• What you will do:
Gather, from the data below, each line in which the word "matplotlib" occurs.

-------------------------

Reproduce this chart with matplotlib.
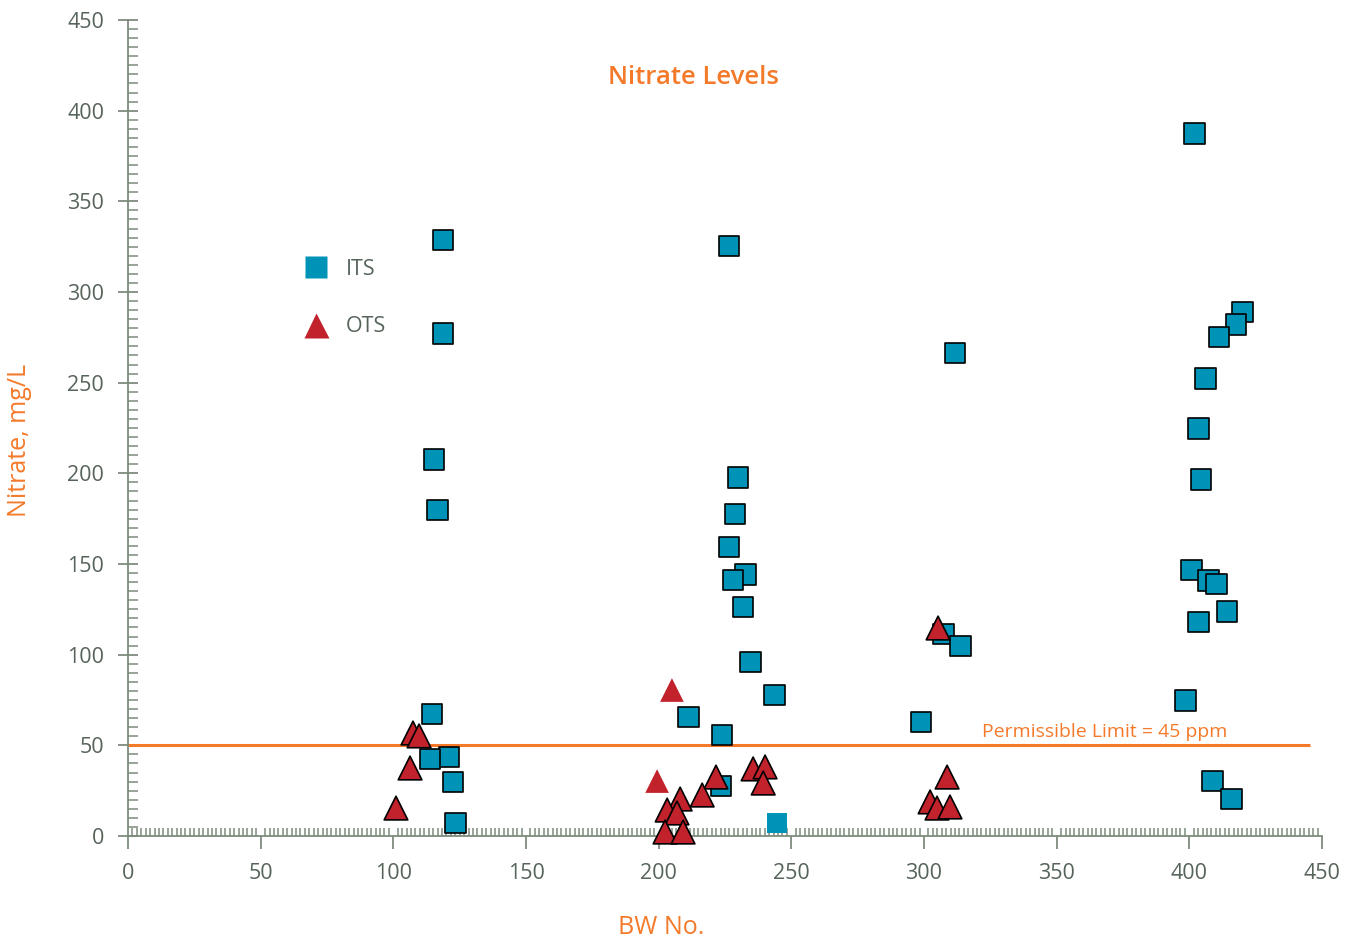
import matplotlib.pyplot as plt
from matplotlib.lines import Line2D
from matplotlib.ticker import MultipleLocator

# ITS wells (squares)
its_bw = [118.7, 118.7, 115.3, 116.5, 114.6, 121.0, 113.8, 122.5, 123.3,
          226.5, 229.9, 228.8, 226.5, 232.6, 228.0, 231.8, 234.5, 211.1, 243.5,
          223.9, 223.5, 244.6,
          311.7, 307.2, 313.6, 298.9,
          401.8, 419.9, 417.6, 411.2, 406.0, 403.3, 404.4, 400.7, 407.1, 410.1,
          414.2, 403.3, 398.4, 408.6, 415.8]
its_no3 = [328.7, 276.9, 207.4, 179.8, 67.3, 43.6, 42.5, 29.8, 7.2,
           325.4, 197.5, 177.6, 159.4, 144.0, 141.2, 126.3, 96.0, 65.6, 77.8,
           55.7, 27.6, 7.2,
           266.4, 111.4, 104.8, 62.9,
           387.2, 289.0, 281.9, 275.2, 252.1, 224.5, 196.4, 146.7, 140.7, 139.0,
           123.6, 118.0, 74.5, 30.3, 20.4]

# OTS wells (triangles)
ots_bw = [101.0, 106.3, 107.4, 109.7,
          205.0, 199.4, 221.6, 216.4, 208.1, 203.2, 206.9, 235.6, 240.1, 239.4,
          202.4, 209.2,
          305.3, 308.7, 302.3, 304.9, 309.8]
ots_no3 = [15.4, 37.5, 56.8, 55.2,
           80.5, 30.3, 32.5, 22.6, 20.4, 14.3, 12.7, 37.0, 38.1, 29.2,
           2.2, 2.2,
           114.7, 32.5, 18.8, 15.4, 16.0]

limit = 50
limit_text = 'Permissible Limit = 45 ppm'

# points drawn without a black outline in the original
its_plain = [21]
ots_plain = [4, 5]

blue = '#0093b8'
red = '#c1222b'
orange = '#f47a2a'
axis_col = '#7d8b7d'
text_col = '#56645a'

plt.rcParams['font.family'] = ['Open Sans', 'DejaVu Sans']

fig = plt.figure(figsize=(13.62, 9.39), dpi=100)
ax = fig.add_axes([128 / 1362, 103 / 939, 1194 / 1362, 816 / 939])

ax.plot([0, 445.5], [limit, limit], color=orange, lw=2.2, zorder=2, solid_capstyle='butt')
ax.text(322, limit + 2.5, limit_text, color=orange, fontsize=14, ha='left', va='bottom')

its_ec = ['none' if i in its_plain else 'black' for i in range(len(its_bw))]
ots_ec = ['none' if i in ots_plain else 'black' for i in range(len(ots_bw))]

ax.scatter(its_bw, its_no3, marker='s', s=225, c=blue, edgecolors=its_ec,
           linewidths=1.2, zorder=3, clip_on=False)
ax.scatter(ots_bw, ots_no3, marker='^', s=290, c=red, edgecolors=ots_ec,
           linewidths=1.2, zorder=4, clip_on=False)

ax.set_xlim(0, 450)
ax.set_ylim(0, 450)
ax.xaxis.set_major_locator(MultipleLocator(50))
ax.xaxis.set_minor_locator(MultipleLocator(50 / 30))
ax.yaxis.set_major_locator(MultipleLocator(50))
ax.yaxis.set_minor_locator(MultipleLocator(5))

for s in ['top', 'right']:
    ax.spines[s].set_visible(False)
for s in ['left', 'bottom']:
    ax.spines[s].set_color(axis_col)
    ax.spines[s].set_linewidth(1.3)

ax.tick_params(axis='y', which='major', direction='inout', length=14.4, width=1.3,
               color=axis_col, labelcolor=text_col, labelsize=15.5, pad=10)
ax.tick_params(axis='y', which='minor', direction='in', length=7.2, width=1.1, color=axis_col)
ax.tick_params(axis='x', which='major', direction='out', length=9.4, width=1.3,
               color=axis_col, labelcolor=text_col, labelsize=15.5, pad=10)
ax.tick_params(axis='x', which='minor', direction='in', length=5.8, width=1.1, color=axis_col)

fig.text(661 / 1362, 1 - 927 / 939, 'BW No.', color=orange, fontsize=18,
         ha='center', va='center')
fig.text(20 / 1362, 1 - 440 / 939, 'Nitrate, mg/L', color=orange, fontsize=18,
         ha='center', va='center', rotation=90)
fig.text(694 / 1362, 1 - 77 / 939, 'Nitrate Levels', color=orange, fontsize=18.5,
         ha='center', va='center', fontweight='semibold')

handles = [Line2D([], [], ls='none', marker='s', ms=16, mfc=blue, mec='none'),
           Line2D([], [], ls='none', marker='^', ms=18, mfc=red, mec='none')]
leg = ax.legend(handles, ['ITS', 'OTS'], loc='upper left', frameon=False,
                bbox_to_anchor=(294 / 1362, (939 - 259) / 939), bbox_transform=fig.transFigure,
                fontsize=15.5, labelspacing=1.68, handletextpad=0.4, borderpad=0,
                borderaxespad=0)
for t in leg.get_texts():
    t.set_color(text_col)

fig.savefig('out.png', dpi=100)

-------------------------

• Task output:
Reproduce this chart with matplotlib.
import matplotlib.pyplot as plt
from matplotlib.lines import Line2D
from matplotlib.ticker import MultipleLocator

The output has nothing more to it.